Reality: This is perhaps the most persistent and damaging myth. Google's "Helpful Content Update" and other algorithm changes emphatically prioritize quality, relevance, and user experience. Writing for a machine by shoehorning keywords into every sentence makes your content unreadable and risks penalty. Instead, focus on providing comprehensive, helpful answers to user queries, and naturally incorporate your primary and secondary keywords where they make sense. Write for humans, not for an arbitrary percentage.

Myth 2: Obsessing over exact keyword matching is crucial.

Reality: While including your target keyword is important, Google's algorithm has become incredibly sophisticated at understanding context and inferring search intent. It understands synonyms, related terms, and natural language. You don't need to use the exact phrase repeatedly. Vary your keyword usage, incorporate semantic relatives, and prioritize delivering a complete answer to the user's underlying question, regardless of their exact phrasing.

Myth 3: You should strictly prioritize high-volume keywords.

Reality: High-volume keywords are indeed attractive, but they are also highly competitive. New or growing sites often struggle to rank for these broad terms.

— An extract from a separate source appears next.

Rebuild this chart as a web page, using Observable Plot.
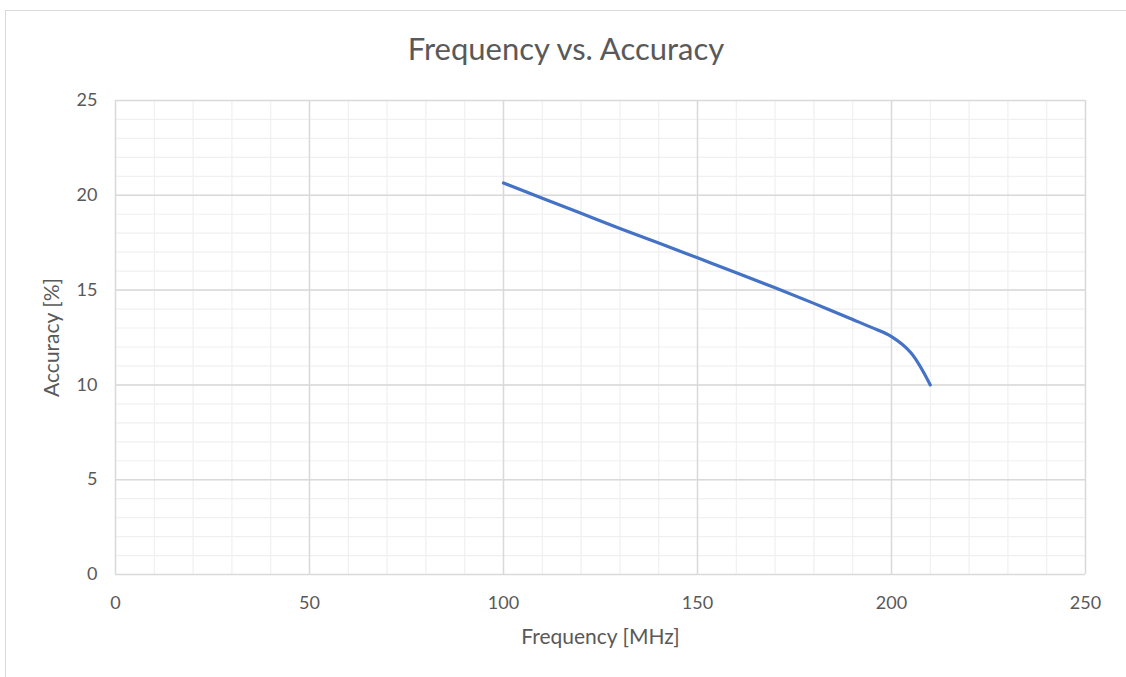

A balanced strategy that includes a healthy mix of high-volume, aspirational keywords and specific, lower-volume, long-tail keywords is far more effective. Long-tail keywords, while individually bringing in less traffic, can collectively attract significant, highly qualified visitors with stronger purchase intent, leading to better conversion rates.

Your Next Move: Cultivating Ongoing SEO Success

Developing a comprehensive keyword strategy is a continuous journey, not a destination. You've now got the blueprint to understand your audience, identify what they search for, and connect them with your valuable content.
By focusing on user intent, leveraging the right tools, analyzing your competitors, and consistently refining your approach based on performance data, you'll build an unstoppable engine for organic growth. Start implementing these steps, measure your progress, and watch as your content climbs the search rankings, bringing more of the right people to your digital doorstep. The future of your online visibility starts with a thoughtful, human-centered keyword strategy today.